The mean absolute loss is 3428.558


Further Analysis
To address the questions in Exercise 5:

Important Features
We can use the magnitude of the weights in theta to determine the importance of each feature. Larger absolute values of weights suggest more influence.

In [10]:
importances = np.abs(theta[1:]) # Ignoring the bias term

# Identifying the most and least important features
most_important_feature_index = np.argmax(importances)
least_important_feature_index = np.argmin(importances)

print(f'The most important feature is at index {most_important_feature_index} with importance {importances[most_important_feature_index]:.3f}')
print(f'The least important feature is at index {least_important_feature_index} with importance {importances[least_important_feature_index]:.3f}')

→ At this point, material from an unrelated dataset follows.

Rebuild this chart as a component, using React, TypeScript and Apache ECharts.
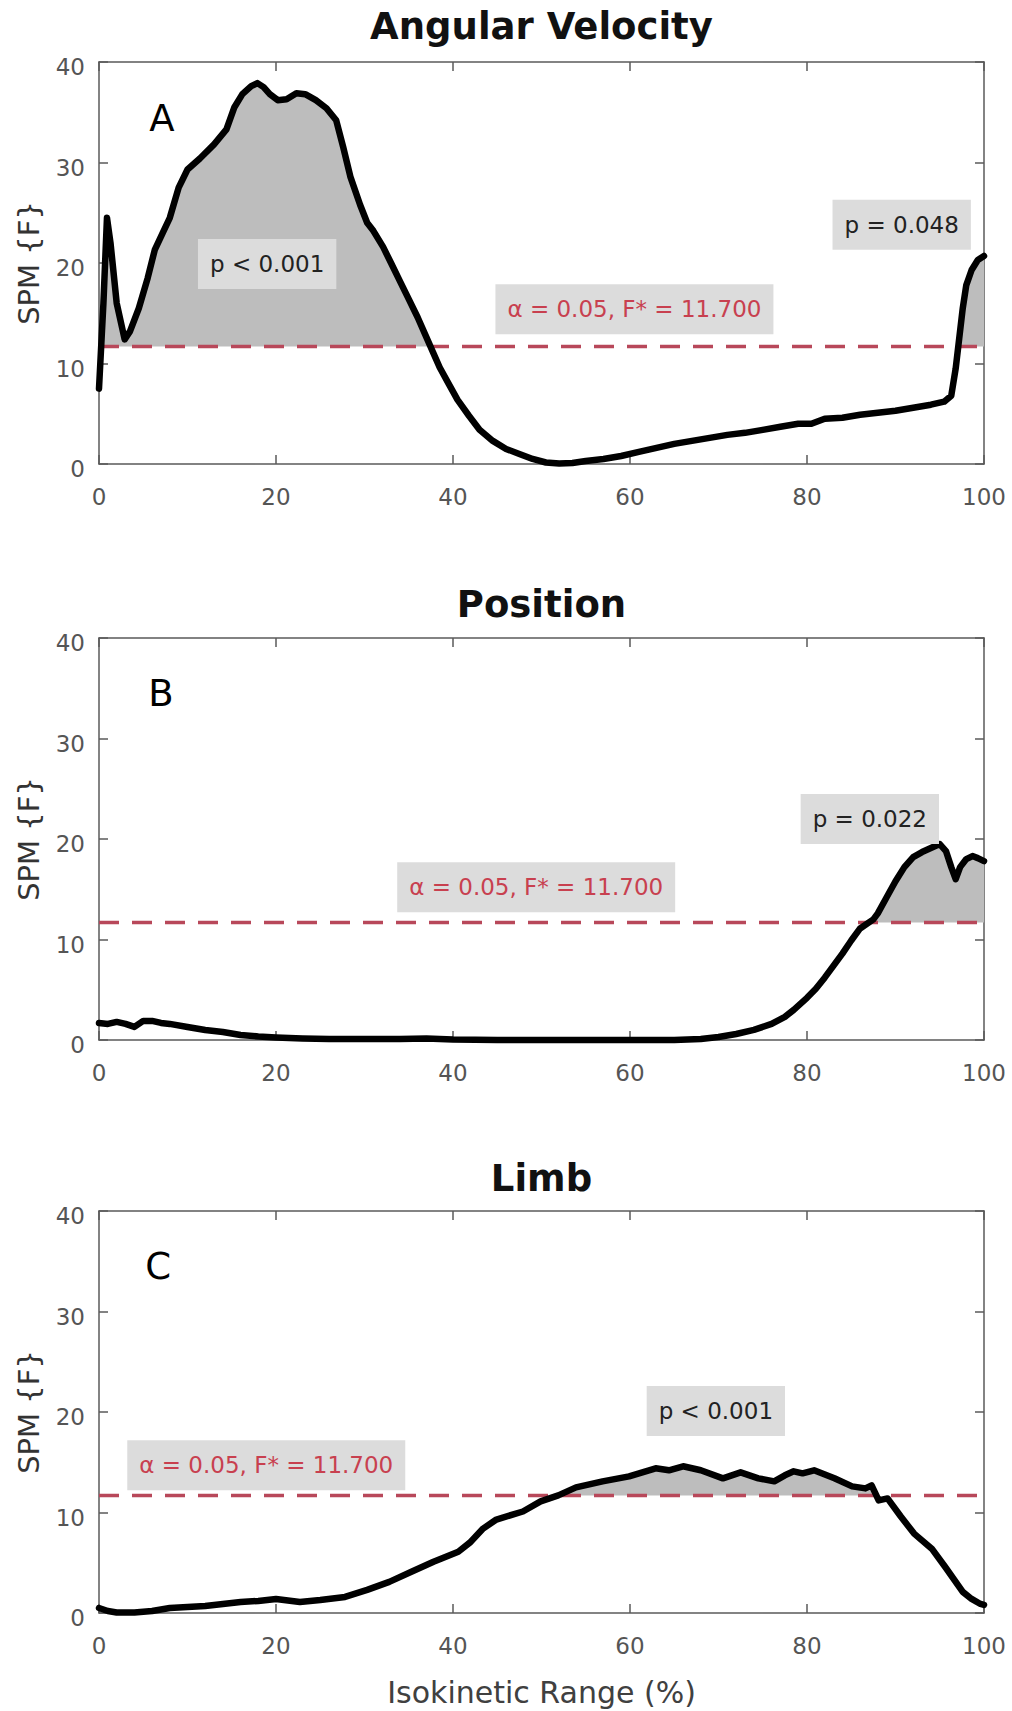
import React, { useEffect, useRef } from 'react';
import * as echarts from 'echarts';

// ---------- data ----------
const THRESHOLD = 11.7;
const X_MIN = 0, X_MAX = 100, X_STEP = 20;
const Y_MIN = 0, Y_MAX = 40, Y_STEP = 10;

const titles = ['Angular Velocity', 'Position', 'Limb'];
const panelLetters = ['A', 'B', 'C'];
const yAxisName = 'SPM {F}';
const xAxisName = 'Isokinetic Range (%)';
const alphaText = 'α = 0.05, F* = 11.700';
const pTextsA = ['p < 0.001', 'p = 0.048'];
const pTextsB = ['p = 0.022'];
const pTextsC = ['p < 0.001'];

const angX = [0, 0.5, 0.9, 1.3, 2.0, 2.9, 3.5, 4.5, 5.5, 6.3, 7.2, 8.0, 9.0, 10.0, 11.4, 13.0, 14.4, 15.3, 16.2, 17.2, 17.9, 18.6, 19.3, 20.2, 21.2, 22.3, 23.3, 24.5, 25.7, 26.8, 27.6, 28.4, 29.5, 30.3, 31.0, 32.1, 33.0, 34.0, 35.0, 36.0, 37.0, 38.5, 39.5, 40.5, 41.8, 43.0, 44.5, 46.0, 47.5, 49.0, 50.5, 52.0, 53.5, 55.0, 57.0, 59.0, 61.0, 63.0, 65.0, 67.0, 69.0, 71.0, 73.0, 75.0, 77.0, 79.0, 80.5, 82.0, 84.0, 86.0, 88.0, 90.0, 92.0, 94.0, 95.5, 96.3, 96.8, 97.2, 97.6, 98.0, 98.6, 99.3, 100];
const angY = [7.5, 16.0, 24.5, 22.0, 16.0, 12.4, 13.2, 15.5, 18.5, 21.3, 23.0, 24.5, 27.5, 29.3, 30.4, 31.8, 33.3, 35.5, 36.8, 37.6, 37.9, 37.5, 36.8, 36.2, 36.3, 36.9, 36.8, 36.2, 35.4, 34.2, 31.5, 28.6, 25.8, 24.0, 23.2, 21.6, 20.0, 18.2, 16.4, 14.6, 12.6, 9.6, 8.0, 6.4, 4.8, 3.4, 2.3, 1.5, 1.0, 0.5, 0.15, 0.05, 0.1, 0.3, 0.5, 0.8, 1.2, 1.6, 2.0, 2.3, 2.6, 2.9, 3.1, 3.4, 3.7, 4.0, 4.0, 4.5, 4.6, 4.9, 5.1, 5.3, 5.6, 5.9, 6.2, 6.8, 9.5, 12.5, 15.5, 17.8, 19.3, 20.3, 20.7];

const posX = [0, 1, 2, 3, 4, 5, 6, 7, 8, 10, 12, 14, 16, 18, 20, 23, 26, 30, 34, 37, 40, 45, 50, 55, 60, 65, 68, 70, 72, 74, 76, 77.5, 78.5, 80, 81, 82, 83, 84, 85, 86, 87.5, 88, 89, 90, 91, 92, 93, 94, 95, 95.7, 96.3, 96.8, 97.3, 98, 98.7, 99.3, 100];
const posY = [1.7, 1.6, 1.8, 1.6, 1.3, 1.9, 1.9, 1.7, 1.6, 1.3, 1.0, 0.8, 0.5, 0.35, 0.25, 0.15, 0.1, 0.1, 0.1, 0.15, 0.05, 0.0, 0.0, 0.0, 0.0, 0.0, 0.1, 0.3, 0.6, 1.0, 1.6, 2.3, 3.0, 4.2, 5.1, 6.2, 7.4, 8.6, 9.9, 11.1, 12.0, 12.6, 14.2, 15.8, 17.2, 18.2, 18.7, 19.1, 19.5, 18.8, 17.2, 16.0, 17.2, 18.0, 18.3, 18.1, 17.8];

const limbX = [0, 1, 2, 4, 6, 8, 10, 12, 14, 16, 18, 20, 22.7, 25, 27.8, 30.3, 32.8, 35.3, 37.8, 40.6, 41.9, 43.4, 44.9, 47.9, 49.9, 51.9, 53.9, 56.9, 59.9, 62.9, 64.4, 66.0, 68.0, 70.5, 72.5, 74.5, 76.3, 77.5, 78.5, 79.5, 80.8, 83.1, 85.1, 86.6, 87.3, 88.1, 89.1, 90.6, 92.1, 94.1, 95.6, 97.6, 98.6, 99.6, 100];
const limbY = [0.5, 0.2, 0.05, 0.05, 0.2, 0.5, 0.6, 0.7, 0.9, 1.1, 1.2, 1.4, 1.1, 1.3, 1.6, 2.3, 3.1, 4.1, 5.1, 6.1, 7.0, 8.4, 9.3, 10.1, 11.1, 11.7, 12.5, 13.1, 13.6, 14.4, 14.2, 14.6, 14.2, 13.4, 14.0, 13.4, 13.1, 13.7, 14.1, 13.9, 14.2, 13.4, 12.6, 12.4, 12.7, 11.2, 11.4, 9.6, 7.9, 6.4, 4.6, 2.1, 1.4, 0.9, 0.8];

// ---------- layout / style ----------
const FONT = '"DejaVu Sans", "Liberation Sans", Arial, sans-serif';
const W = 1012, H = 1711;
const GRID_LEFT = 99, GRID_W = 885, GRID_H = 402;
const GRID_TOPS = [62, 638, 1211];
const TITLE_Y = [26, 604, 1178];
const AXIS_COLOR = '#5a5a5a';
const TICK_LABEL_COLOR = '#555555';
const FILL_COLOR = '#bdbdbd';
const BOX_COLOR = '#dcdcdc';
const THRESH_COLOR = '#b8485a';
const ALPHA_COLOR = '#c8404f';

// annotation anchors in data coordinates (layout only)
const panels = [
  { xs: angX, ys: angY, letterAt: [7.1, 34.4], alphaAt: [60.5, 15.4], pTexts: pTextsA, pAt: [[19.0, 19.9], [90.7, 23.8]] },
  { xs: posX, ys: posY, letterAt: [7.0, 34.5], alphaAt: [49.4, 15.2], pTexts: pTextsB, pAt: [[87.1, 22.0]] },
  { xs: limbX, ys: limbY, letterAt: [6.7, 34.5], alphaAt: [18.9, 14.7], pTexts: pTextsC, pAt: [[69.7, 20.1]] },
];

function fillPoints(xs: number[], ys: number[], t: number) {
  const out: number[][] = [];
  for (let i = 0; i < xs.length; i++) {
    if (i > 0) {
      const a = ys[i - 1] - t, b = ys[i] - t;
      if ((a < 0 && b > 0) || (a > 0 && b < 0)) {
        const f = a / (a - b);
        out.push([xs[i - 1] + f * (xs[i] - xs[i - 1]), t]);
      }
    }
    out.push([xs[i], Math.max(ys[i], t)]);
  }
  return out;
}

function buildOption() {
  const grid: any[] = [];
  const xAxis: any[] = [];
  const yAxis: any[] = [];
  const series: any[] = [];
  const graphic: any[] = [];

  panels.forEach((p, i) => {
    grid.push({ left: GRID_LEFT, top: GRID_TOPS[i], width: GRID_W, height: GRID_H, containLabel: false });
    const tick = { show: true, inside: true, length: 9, lineStyle: { color: AXIS_COLOR, width: 1.5 } };
    const line = { show: true, onZero: false, lineStyle: { color: AXIS_COLOR, width: 1.5 } };
    xAxis.push({
      type: 'value', gridIndex: i, min: X_MIN, max: X_MAX, interval: X_STEP, position: 'bottom',
      axisLine: line, axisTick: tick, splitLine: { show: false },
      axisLabel: { margin: 21, fontSize: 23, color: TICK_LABEL_COLOR, fontFamily: FONT },
      name: i === 2 ? xAxisName : '', nameLocation: 'middle', nameGap: 64,
      nameTextStyle: { fontSize: 30, color: '#404040', fontFamily: FONT },
    });
    xAxis.push({
      type: 'value', gridIndex: i, min: X_MIN, max: X_MAX, interval: X_STEP, position: 'top',
      axisLine: line, axisTick: tick, splitLine: { show: false }, axisLabel: { show: false },
    });
    yAxis.push({
      type: 'value', gridIndex: i, min: Y_MIN, max: Y_MAX, interval: Y_STEP, position: 'left',
      axisLine: line, axisTick: tick, splitLine: { show: false },
      axisLabel: { margin: 14, fontSize: 23, color: TICK_LABEL_COLOR, fontFamily: FONT, verticalAlign: 'top', lineHeight: 10 },
      name: yAxisName, nameLocation: 'middle', nameGap: 56,
      nameTextStyle: { fontSize: 29, color: '#333333', fontFamily: FONT },
    });
    yAxis.push({
      type: 'value', gridIndex: i, min: Y_MIN, max: Y_MAX, interval: Y_STEP, position: 'right',
      axisLine: line, axisTick: tick, splitLine: { show: false }, axisLabel: { show: false },
    });

    const xi = 2 * i, yi = 2 * i;
    series.push({
      type: 'line', xAxisIndex: xi, yAxisIndex: yi, data: fillPoints(p.xs, p.ys, THRESHOLD),
      symbol: 'none', silent: true, z: 1,
      lineStyle: { width: 0, opacity: 0 },
      areaStyle: { color: FILL_COLOR, opacity: 1, origin: THRESHOLD },
    });
    series.push({
      type: 'line', xAxisIndex: xi, yAxisIndex: yi, data: [[X_MIN, THRESHOLD], [X_MAX, THRESHOLD]],
      symbol: 'none', silent: true, z: 2,
      lineStyle: { color: THRESH_COLOR, width: 3.5, type: [20, 13] },
    });
    const boxLabel = (text: string, color: string) => ({
      show: true, position: 'inside', formatter: text, fontSize: 23, fontFamily: FONT, color,
      backgroundColor: BOX_COLOR, padding: [14, 12, 13, 12], lineHeight: 23,
    });
    const mp: any[] = [];
    mp.push({ coord: p.letterAt, label: { show: true, position: 'inside', formatter: panelLetters[i], fontSize: 37, fontFamily: FONT, color: '#000' } });
    mp.push({ coord: p.alphaAt, label: boxLabel(alphaText, ALPHA_COLOR) });
    p.pTexts.forEach((t, k) => mp.push({ coord: p.pAt[k], label: boxLabel(t, '#222222') }));
    series.push({
      type: 'line', xAxisIndex: xi, yAxisIndex: yi, data: p.xs.map((x, k) => [x, p.ys[k]]),
      symbol: 'none', silent: true, z: 3, clip: false,
      lineStyle: { color: '#000000', width: 6.5, join: 'round', cap: 'round' },
      markPoint: {
        silent: true, symbol: 'rect', symbolSize: 1, itemStyle: { color: 'rgba(0,0,0,0)' },
        data: mp,
      },
    });

    graphic.push({
      type: 'text', x: GRID_LEFT + GRID_W / 2, y: TITLE_Y[i],
      style: {
        text: titles[i], fontSize: 37, fontWeight: 'bold', fontFamily: FONT, fill: '#111111',
        textAlign: 'center', textVerticalAlign: 'middle', align: 'center', verticalAlign: 'middle',
      },
    });
  });

  return {
    animation: false,
    backgroundColor: '#ffffff',
    grid, xAxis, yAxis, series, graphic,
  };
}

export default function App() {
  const ref = useRef<HTMLDivElement>(null);
  useEffect(() => {
    document.body.style.margin = '0';
    if (!ref.current) return;
    const chart = echarts.init(ref.current, undefined, { renderer: 'svg', width: W, height: H });
    chart.setOption(buildOption() as any);
    return () => chart.dispose();
  }, []);
  return <div ref={ref} style={{ width: W, height: H }} />;
}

The most important feature is at index 4 with importance 10.193
The least important feature is at index 6 with importance 0.010


Removing Less Important Features
To evaluate the effect of removing less important features, we can retrain the model without those features and re-evaluate the mean absolute loss.

Outliers
We examine instances where the absolute error is particularly high:

In [11]:
# Calculate absolute errors
absolute_errors = np.abs(y_test - y_pred)

# Identify outliers
outlier_threshold = np.percentile(absolute_errors, 95)
outliers = np.where(absolute_errors > outlier_threshold)

print(f'Indices of outliers: {outliers}')
print(f'Absolute losses of outliers: {absolute_errors[outliers]}')

Indices of outliers: (array([34, 36, 63, 64, 76, 85, 90, 95]),)
Absolute losses of outliers: [26.49525149  8.80863743 10.36662402 11.24269888  9.65223585 12.35100196
 24.10618866 10.99480105]